Restate each line word for word. Leave out every picture.

**Provided data**
===
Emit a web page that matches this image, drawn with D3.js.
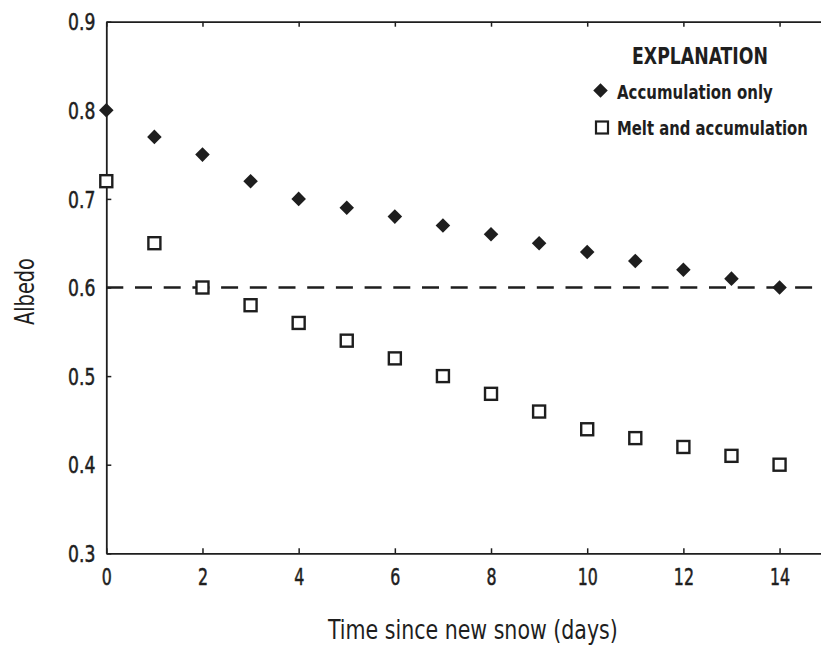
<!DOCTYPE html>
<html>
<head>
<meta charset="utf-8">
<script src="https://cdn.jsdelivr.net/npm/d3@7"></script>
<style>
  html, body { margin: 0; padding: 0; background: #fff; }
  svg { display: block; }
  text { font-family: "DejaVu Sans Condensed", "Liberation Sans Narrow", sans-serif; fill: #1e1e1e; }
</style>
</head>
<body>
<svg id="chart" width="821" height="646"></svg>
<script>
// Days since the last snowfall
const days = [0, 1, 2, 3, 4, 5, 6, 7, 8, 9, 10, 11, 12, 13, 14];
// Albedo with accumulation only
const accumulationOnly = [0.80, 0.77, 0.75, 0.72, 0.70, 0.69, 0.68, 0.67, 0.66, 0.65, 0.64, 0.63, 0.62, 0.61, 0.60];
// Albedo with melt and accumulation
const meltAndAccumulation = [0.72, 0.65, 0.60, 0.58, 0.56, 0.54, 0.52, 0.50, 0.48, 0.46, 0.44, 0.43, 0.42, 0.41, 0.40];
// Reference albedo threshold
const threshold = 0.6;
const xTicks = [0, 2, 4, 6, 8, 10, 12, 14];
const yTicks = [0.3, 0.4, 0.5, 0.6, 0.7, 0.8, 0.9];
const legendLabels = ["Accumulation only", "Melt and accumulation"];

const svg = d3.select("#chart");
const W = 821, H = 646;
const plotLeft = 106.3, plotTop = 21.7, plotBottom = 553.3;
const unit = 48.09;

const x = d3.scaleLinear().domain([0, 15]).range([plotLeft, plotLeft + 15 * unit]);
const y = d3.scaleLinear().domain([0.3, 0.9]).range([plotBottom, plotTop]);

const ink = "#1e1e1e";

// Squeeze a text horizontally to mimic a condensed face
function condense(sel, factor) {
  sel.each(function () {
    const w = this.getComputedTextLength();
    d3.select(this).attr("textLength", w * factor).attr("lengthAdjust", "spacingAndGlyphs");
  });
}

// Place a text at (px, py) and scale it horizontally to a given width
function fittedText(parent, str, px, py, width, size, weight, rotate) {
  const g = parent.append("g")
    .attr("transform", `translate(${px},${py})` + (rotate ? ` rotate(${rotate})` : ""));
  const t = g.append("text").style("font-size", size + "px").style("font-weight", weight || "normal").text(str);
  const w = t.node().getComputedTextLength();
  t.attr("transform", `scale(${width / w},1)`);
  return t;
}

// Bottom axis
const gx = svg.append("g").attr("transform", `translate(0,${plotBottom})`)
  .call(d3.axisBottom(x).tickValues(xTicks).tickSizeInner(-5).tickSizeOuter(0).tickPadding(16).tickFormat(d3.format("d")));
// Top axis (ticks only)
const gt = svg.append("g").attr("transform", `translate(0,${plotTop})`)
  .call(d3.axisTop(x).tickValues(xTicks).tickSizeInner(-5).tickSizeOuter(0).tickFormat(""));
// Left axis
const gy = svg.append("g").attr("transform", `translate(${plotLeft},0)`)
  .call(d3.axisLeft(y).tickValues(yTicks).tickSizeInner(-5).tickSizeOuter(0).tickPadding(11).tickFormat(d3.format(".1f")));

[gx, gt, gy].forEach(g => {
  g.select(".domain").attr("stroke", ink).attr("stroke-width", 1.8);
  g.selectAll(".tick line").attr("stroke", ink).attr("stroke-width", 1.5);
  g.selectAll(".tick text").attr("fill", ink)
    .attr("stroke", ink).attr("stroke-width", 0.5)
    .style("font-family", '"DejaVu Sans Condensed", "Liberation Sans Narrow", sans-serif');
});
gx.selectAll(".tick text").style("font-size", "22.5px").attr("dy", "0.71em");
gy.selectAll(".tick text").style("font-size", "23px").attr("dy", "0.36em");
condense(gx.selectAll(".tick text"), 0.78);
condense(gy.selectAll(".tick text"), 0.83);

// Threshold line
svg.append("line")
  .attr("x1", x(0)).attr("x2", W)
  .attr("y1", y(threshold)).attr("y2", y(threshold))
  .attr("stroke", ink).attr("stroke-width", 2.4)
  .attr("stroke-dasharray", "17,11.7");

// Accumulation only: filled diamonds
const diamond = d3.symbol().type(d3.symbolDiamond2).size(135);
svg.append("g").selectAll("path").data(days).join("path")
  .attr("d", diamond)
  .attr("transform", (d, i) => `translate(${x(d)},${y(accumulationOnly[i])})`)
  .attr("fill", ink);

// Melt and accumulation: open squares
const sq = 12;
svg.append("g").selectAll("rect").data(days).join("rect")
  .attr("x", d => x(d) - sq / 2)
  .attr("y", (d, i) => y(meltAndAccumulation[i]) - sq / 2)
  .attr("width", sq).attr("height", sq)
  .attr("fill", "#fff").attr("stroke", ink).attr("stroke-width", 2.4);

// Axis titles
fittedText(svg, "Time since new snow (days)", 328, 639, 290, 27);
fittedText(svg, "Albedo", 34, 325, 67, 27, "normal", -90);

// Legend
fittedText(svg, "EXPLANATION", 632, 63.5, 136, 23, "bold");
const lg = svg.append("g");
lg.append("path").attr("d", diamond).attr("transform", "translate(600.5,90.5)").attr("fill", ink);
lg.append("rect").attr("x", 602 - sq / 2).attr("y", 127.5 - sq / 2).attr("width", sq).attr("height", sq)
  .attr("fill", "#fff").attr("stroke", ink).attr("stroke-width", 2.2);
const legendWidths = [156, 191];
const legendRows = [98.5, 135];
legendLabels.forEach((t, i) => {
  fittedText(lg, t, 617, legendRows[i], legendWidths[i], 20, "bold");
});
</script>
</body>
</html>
===
**Output below**
Emit a web page that matches this image, drawn with D3.js.
<!DOCTYPE html>
<html>
<head>
<meta charset="utf-8">
<script src="https://cdn.jsdelivr.net/npm/d3@7"></script>
<style>
  html, body { margin: 0; padding: 0; background: #fff; }
  svg { display: block; }
  text { font-family: "DejaVu Sans Condensed", "Liberation Sans Narrow", sans-serif; fill: #1e1e1e; }
</style>
</head>
<body>
<svg id="chart" width="821" height="646"></svg>
<script>
// Days since the last snowfall
const days = [0, 1, 2, 3, 4, 5, 6, 7, 8, 9, 10, 11, 12, 13, 14];
// Albedo with accumulation only
const accumulationOnly = [0.80, 0.77, 0.75, 0.72, 0.70, 0.69, 0.68, 0.67, 0.66, 0.65, 0.64, 0.63, 0.62, 0.61, 0.60];
// Albedo with melt and accumulation
const meltAndAccumulation = [0.72, 0.65, 0.60, 0.58, 0.56, 0.54, 0.52, 0.50, 0.48, 0.46, 0.44, 0.43, 0.42, 0.41, 0.40];
// Reference albedo threshold
const threshold = 0.6;
const xTicks = [0, 2, 4, 6, 8, 10, 12, 14];
const yTicks = [0.3, 0.4, 0.5, 0.6, 0.7, 0.8, 0.9];
const legendLabels = ["Accumulation only", "Melt and accumulation"];

const svg = d3.select("#chart");
const W = 821, H = 646;
const plotLeft = 106.3, plotTop = 21.7, plotBottom = 553.3;
const unit = 48.09;

const x = d3.scaleLinear().domain([0, 15]).range([plotLeft, plotLeft + 15 * unit]);
const y = d3.scaleLinear().domain([0.3, 0.9]).range([plotBottom, plotTop]);

const ink = "#1e1e1e";

// Squeeze a text horizontally to mimic a condensed face
function condense(sel, factor) {
  sel.each(function () {
    const w = this.getComputedTextLength();
    d3.select(this).attr("textLength", w * factor).attr("lengthAdjust", "spacingAndGlyphs");
  });
}

// Place a text at (px, py) and scale it horizontally to a given width
function fittedText(parent, str, px, py, width, size, weight, rotate) {
  const g = parent.append("g")
    .attr("transform", `translate(${px},${py})` + (rotate ? ` rotate(${rotate})` : ""));
  const t = g.append("text").style("font-size", size + "px").style("font-weight", weight || "normal").text(str);
  const w = t.node().getComputedTextLength();
  t.attr("transform", `scale(${width / w},1)`);
  return t;
}

// Bottom axis
const gx = svg.append("g").attr("transform", `translate(0,${plotBottom})`)
  .call(d3.axisBottom(x).tickValues(xTicks).tickSizeInner(-5).tickSizeOuter(0).tickPadding(16).tickFormat(d3.format("d")));
// Top axis (ticks only)
const gt = svg.append("g").attr("transform", `translate(0,${plotTop})`)
  .call(d3.axisTop(x).tickValues(xTicks).tickSizeInner(-5).tickSizeOuter(0).tickFormat(""));
// Left axis
const gy = svg.append("g").attr("transform", `translate(${plotLeft},0)`)
  .call(d3.axisLeft(y).tickValues(yTicks).tickSizeInner(-5).tickSizeOuter(0).tickPadding(11).tickFormat(d3.format(".1f")));

[gx, gt, gy].forEach(g => {
  g.select(".domain").attr("stroke", ink).attr("stroke-width", 1.8);
  g.selectAll(".tick line").attr("stroke", ink).attr("stroke-width", 1.5);
  g.selectAll(".tick text").attr("fill", ink)
    .attr("stroke", ink).attr("stroke-width", 0.5)
    .style("font-family", '"DejaVu Sans Condensed", "Liberation Sans Narrow", sans-serif');
});
gx.selectAll(".tick text").style("font-size", "22.5px").attr("dy", "0.71em");
gy.selectAll(".tick text").style("font-size", "23px").attr("dy", "0.36em");
condense(gx.selectAll(".tick text"), 0.78);
condense(gy.selectAll(".tick text"), 0.83);

// Threshold line
svg.append("line")
  .attr("x1", x(0)).attr("x2", W)
  .attr("y1", y(threshold)).attr("y2", y(threshold))
  .attr("stroke", ink).attr("stroke-width", 2.4)
  .attr("stroke-dasharray", "17,11.7");

// Accumulation only: filled diamonds
const diamond = d3.symbol().type(d3.symbolDiamond2).size(135);
svg.append("g").selectAll("path").data(days).join("path")
  .attr("d", diamond)
  .attr("transform", (d, i) => `translate(${x(d)},${y(accumulationOnly[i])})`)
  .attr("fill", ink);

// Melt and accumulation: open squares
const sq = 12;
svg.append("g").selectAll("rect").data(days).join("rect")
  .attr("x", d => x(d) - sq / 2)
  .attr("y", (d, i) => y(meltAndAccumulation[i]) - sq / 2)
  .attr("width", sq).attr("height", sq)
  .attr("fill", "#fff").attr("stroke", ink).attr("stroke-width", 2.4);

// Axis titles
fittedText(svg, "Time since new snow (days)", 328, 639, 290, 27);
fittedText(svg, "Albedo", 34, 325, 67, 27, "normal", -90);

// Legend
fittedText(svg, "EXPLANATION", 632, 63.5, 136, 23, "bold");
const lg = svg.append("g");
lg.append("path").attr("d", diamond).attr("transform", "translate(600.5,90.5)").attr("fill", ink);
lg.append("rect").attr("x", 602 - sq / 2).attr("y", 127.5 - sq / 2).attr("width", sq).attr("height", sq)
  .attr("fill", "#fff").attr("stroke", ink).attr("stroke-width", 2.2);
const legendWidths = [156, 191];
const legendRows = [98.5, 135];
legendLabels.forEach((t, i) => {
  fittedText(lg, t, 617, legendRows[i], legendWidths[i], 20, "bold");
});
</script>
</body>
</html>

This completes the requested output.